Friday, February 6, 2009
Earlier this week I posted on Evan Osnos' New Yorker piece documenting the mushrooming African population in parts of China ("African" used loosely here, of course. A large percentage of the population informing Osnos' piece is actually Nigerian). Following suit, the most recent issue of the China Monitor, a publication of the Centre for Chinese Studies at the University of Stellenbosch, is dedicated to precisely this subject matter. How delightful when things work in tandem like so!
After every previous financial crisis in a donor country since 1970, the country's aid has declined. This was true after the Japanese real estate bubble burst in 1990; and after the crisis in Finland, Norway and Sweden in 1991. After the Nordic crisis, Norway's aid fell 10%, Sweden's 17% and Finland's 62% (graph data available from Luc Laeven and Fabian Valencia's IMF Working Paper).

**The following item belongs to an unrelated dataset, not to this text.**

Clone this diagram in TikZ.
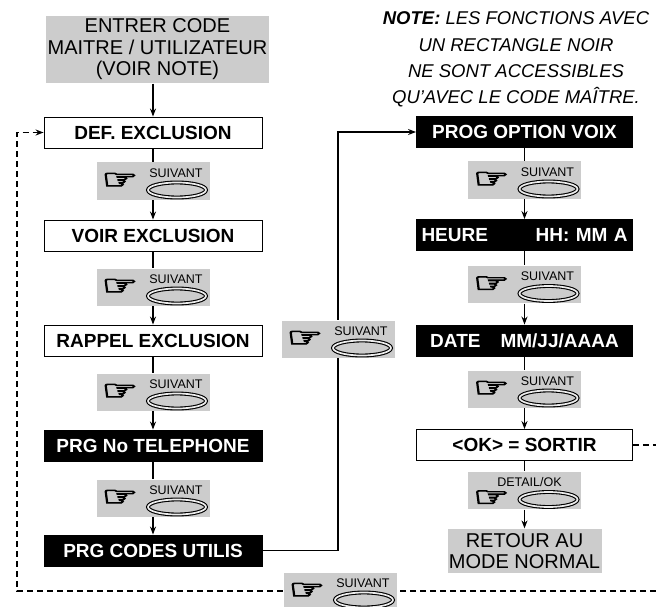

It would appear that history is repeating itself. This week, Ireland became the first major European donor country to announce that it will cut its overseas aid budget due to diminishing resources. A official statement from the Irish government observes that:
The Government has taken the difficult decision to reduce the total budget provided for Ireland’s Overseas Development Assistance in 2009 from €891million to €796 million. The size of our aid programme is linked to our own economy, and specifically to GNP growth. Our intention is that by taking action to curb public expenditure at this time, we will establish a platform for the resumption of strong economic growth, and further significant expansion of the Government’s development programme in years to come.
To this Owen Barder adds that other donor countries - namely: Italy, Germany, Portugal, Greece and France - will not meet their aid commitments either. U.K. aid is estimated to decrease by $41bn over seven years (see corresponding paper here).
Yet all is not doom and gloom in the world of donor assistance: don't forget about China. Despite its own economic downturn, China is as eager as ever to continue its African investments. Just this week China Sonangol International announced that it would buy a 49% stake in Air Tanzania. Hu Jintao is making his first Africa trip of 2009 next week, too, where he will likely push his rhetoric of "friendly relations" and "win-win" cooperation. So while some Western donors are limiting their aid, China is forging ahead - not at full throttle, perhaps, but at quite a respectable speed. At least on the development front, the global financial crisis may provide China with the ideal opportunity to flex some developmental muscles (in Africa). Hello, hello, indeed.